[BEGIN MATERIAL PROVIDED]

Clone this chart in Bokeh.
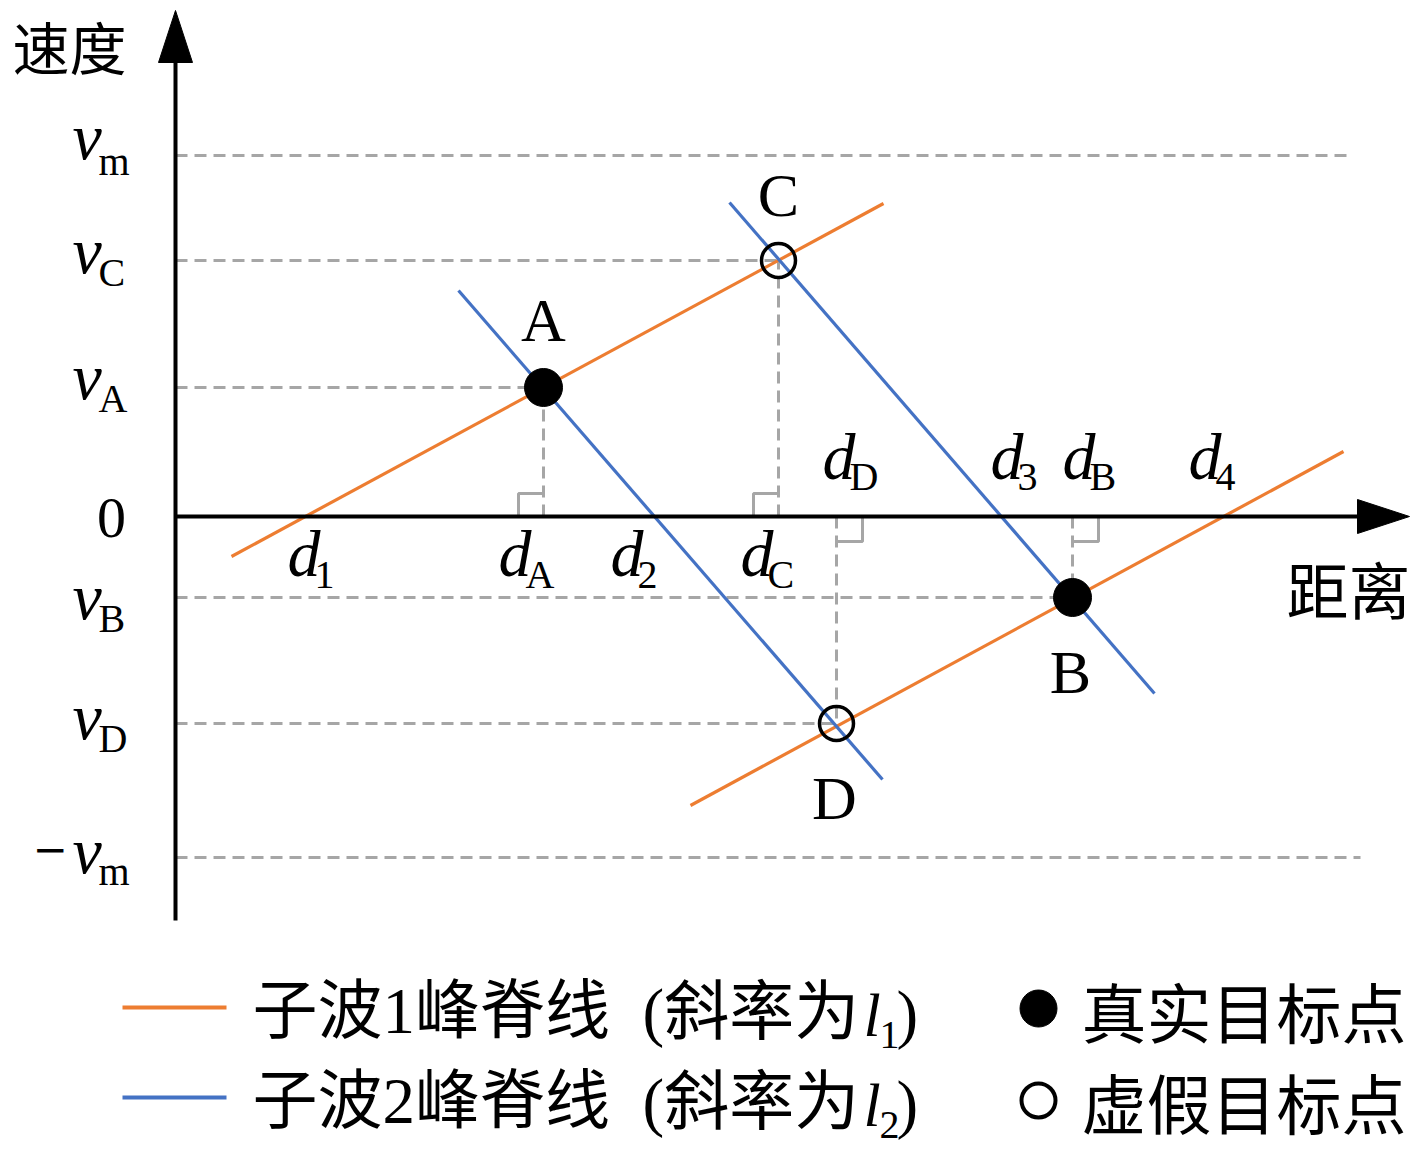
from bokeh.plotting import figure
from bokeh.models import Range1d, ColumnDataSource
from bokeh.core.properties import value
from bokeh.embed import file_html
from bokeh.resources import INLINE

# ---------------- data (chart units; origin where the two axes cross) ----------------
speed_ticks = ["m", "C", "A", "B", "D", "m"]
speed_signs = ["", "", "", "", "", "−"]
speed_levels = [361, 256, 129, -81, -207, -341]
speed_guide_end = [1172, 603, 368, 897, 661, 1185]

target_names = ["A", "B", "C", "D"]
target_dist = [368, 897, 603, 661]
target_speed = [129, -81, 256, -207]
target_real = [True, True, False, False]

ridge1_x = [[56, 708], [515, 1168]]      # sub-wave 1 ridge lines (slope l1)
ridge1_y = [[-40, 313], [-289, 65]]
ridge2_x = [[283, 707], [554, 979]]      # sub-wave 2 ridge lines (slope l2)
ridge2_y = [[226, -263], [314, -177]]

dist_ticks = ["1", "A", "2", "C", "D", "3", "B", "4"]

y_title = "速度"
x_title = "距离"
legend_ridge = ["子波1峰脊线", "子波2峰脊线"]
legend_ridge_sub = ["1", "2"]
legend_target = ["真实目标点", "虚假目标点"]

# ---------------- layout / style ----------------
ORANGE = "#ED7D31"
BLUE = "#4472C4"
GRAY = "#A6A6A6"
SERIF = value("Liberation Serif, Noto Sans CJK SC")
CJK = value("Noto Sans CJK SC")

W, H = 1416, 1152
X_MIN, Y_MAX = -175, 516
AX_Y_BOTTOM, AX_Y_TOP, AX_X_RIGHT = -404, 506, 1234
HEAD_LEN, HEAD_HALF = 52, 17

v_off = [3, 12, 11, 21, 15, 15]          # baseline of "v" below its level
sub_off = [20, 26, 25, 35, 29, 28]       # baseline of subscript below its level
MID = 0.34                               # em fraction from baseline to text middle
dist_label_x = [112, 323, 435, 565, 647, 815, 887, 1013]
dist_label_above = [False, False, False, False, True, True, True, True]
target_label_dx = [0, -2, 0, -2]
target_label_dy = [68, -74, 66, -74]

p = figure(width=W, height=H, x_range=Range1d(X_MIN, X_MIN + W),
           y_range=Range1d(Y_MAX - H, Y_MAX), x_axis_type=None, y_axis_type=None,
           toolbar_location=None, output_backend="svg", min_border=0)
p.grid.visible = False
p.outline_line_color = None
p.background_fill_color = "white"

# dashed guide lines
p.segment(x0=[0] * len(speed_levels), y0=speed_levels, x1=speed_guide_end, y1=speed_levels,
          line_color=GRAY, line_width=3, line_dash="12 7")
p.segment(x0=target_dist, y0=[0] * len(target_dist), x1=target_dist, y1=target_speed,
          line_color=GRAY, line_width=3, line_dash="12 7")

# right-angle markers
RA = 25
ra_xs, ra_ys = [], []
for d, s in zip(target_dist, target_speed):
    if s > 0:
        ra_xs.append([d - RA, d - RA, d]); ra_ys.append([0, RA - 2, RA - 2])
    else:
        ra_xs.append([d + RA + 1, d + RA + 1, d]); ra_ys.append([0, -RA, -RA])
p.multi_line(ra_xs, ra_ys, line_color=GRAY, line_width=3)

# ridge lines
p.multi_line(ridge1_x, ridge1_y, line_color=ORANGE, line_width=3.2)
p.multi_line(ridge2_x, ridge2_y, line_color=BLUE, line_width=3.2)

# axes with arrowheads
p.segment(x0=[0, 0], y0=[AX_Y_BOTTOM, 0], x1=[0, AX_X_RIGHT - HEAD_LEN + 2],
          y1=[AX_Y_TOP - HEAD_LEN + 2, 0], line_color="black", line_width=4)
p.patches([[-HEAD_HALF, HEAD_HALF, 0],
           [AX_X_RIGHT - HEAD_LEN, AX_X_RIGHT - HEAD_LEN, AX_X_RIGHT]],
          [[AX_Y_TOP - HEAD_LEN, AX_Y_TOP - HEAD_LEN, AX_Y_TOP],
           [HEAD_HALF, -HEAD_HALF, 0]], fill_color="black", line_color="black")

# targets
real = ColumnDataSource(dict(x=[d for d, r in zip(target_dist, target_real) if r],
                             y=[s for s, r in zip(target_speed, target_real) if r]))
fake = ColumnDataSource(dict(x=[d for d, r in zip(target_dist, target_real) if not r],
                             y=[s for s, r in zip(target_speed, target_real) if not r]))
p.scatter("x", "y", source=real, size=38, fill_color="black", line_color="black")
p.scatter("x", "y", source=fake, size=34, fill_color=None, line_color="black", line_width=3.5)

p.text(x=[d + dx for d, dx in zip(target_dist, target_label_dx)],
       y=[s + dy for s, dy in zip(target_speed, target_label_dy)], text=target_names,
       text_font=SERIF, text_font_size=value("62px"), text_align="center",
       text_baseline="middle", text_color="black")

# speed tick labels
p.text(x=[-103] * len(speed_levels),
       y=[l - o + MID * 66 for l, o in zip(speed_levels, v_off)],
       text=["v"] * len(speed_levels), text_font=SERIF, text_font_style="italic",
       text_font_size=value("66px"), text_align="left", text_baseline="middle")
p.text(x=[-77] * len(speed_levels),
       y=[l - o + MID * 40 for l, o in zip(speed_levels, sub_off)],
       text=speed_ticks, text_font=SERIF, text_font_size=value("40px"),
       text_align="left", text_baseline="middle")
signs = [(l, s) for l, s in zip(speed_levels, speed_signs) if s]
p.text(x=[-143] * len(signs), y=[l + 9 for l, s in signs], text=[s for l, s in signs],
       text_font=value("DejaVu Serif"), text_font_size=value("42px"), text_align="left",
       text_baseline="middle")
p.text(x=[-64], y=[-1], text=["0"], text_font=SERIF, text_font_size=value("58px"),
       text_align="center", text_baseline="middle")

# distance tick labels
d_y = [60 if a else -37 for a in dist_label_above]
s_y = [40 if a else -58 for a in dist_label_above]
p.text(x=dist_label_x, y=d_y, text=["d"] * len(dist_ticks), text_font=SERIF,
       text_font_style="italic", text_font_size=value("66px"), text_align="left",
       text_baseline="middle")
p.text(x=[x + 27 for x in dist_label_x], y=s_y, text=dist_ticks, text_font=SERIF,
       text_font_size=value("40px"), text_align="left", text_baseline="middle")

# axis titles
p.text(x=[-106], y=[472], text=[y_title], text_font=CJK, text_font_size=value("57px"),
       text_align="center", text_baseline="middle")
p.text(x=[1173], y=[-71], text=[x_title], text_font=CJK, text_font_size=value("62px"),
       text_align="center", text_baseline="middle")

# legend
leg_y = [-491, -581]
p.segment(x0=[-53, -53], y0=leg_y, x1=[51, 51], y1=leg_y, line_color=[ORANGE, BLUE],
          line_width=4)
mid = [-494, -584]
p.text(x=[77, 77], y=mid, text=legend_ridge, text_font=SERIF,
       text_font_size=value("65px"), text_align="left", text_baseline="middle")
p.text(x=[467, 467], y=[m - 1 for m in mid], text=["(斜率为", "(斜率为"], text_font=SERIF,
       text_font_size=value("65px"), text_align="left", text_baseline="middle")
p.text(x=[688, 688], y=[m - 4 for m in mid], text=["l", "l"], text_font=SERIF,
       text_font_style="italic", text_font_size=value("62px"), text_align="left",
       text_baseline="middle")
p.text(x=[704, 704], y=[m - 24 for m in mid], text=legend_ridge_sub, text_font=SERIF,
       text_font_size=value("40px"), text_align="left", text_baseline="middle")
p.text(x=[721, 721], y=[m - 3 for m in mid], text=[")", ")"], text_font=SERIF,
       text_font_size=value("65px"), text_align="left", text_baseline="middle")

p.scatter(x=[863], y=[-492], size=37, fill_color="black", line_color="black")
p.scatter(x=[863], y=[-584], size=34, fill_color=None, line_color="black", line_width=4)
p.text(x=[906, 906], y=[-493, -584], text=legend_target, text_font=CJK,
       text_font_size=value("65px"), text_align="left", text_baseline="middle")

open("out.html", "w").write(file_html(p, INLINE))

[END MATERIAL PROVIDED]

*SET EXERCISE*.
Omit the pictures, then repeat exactly each line from the beginning of the listing through the line with "from bokeh.resources import INLINE".

*SOLUTION TO THIS EXERCISE*.
Clone this chart in Bokeh.
from bokeh.plotting import figure
from bokeh.models import Range1d, ColumnDataSource
from bokeh.core.properties import value
from bokeh.embed import file_html
from bokeh.resources import INLINE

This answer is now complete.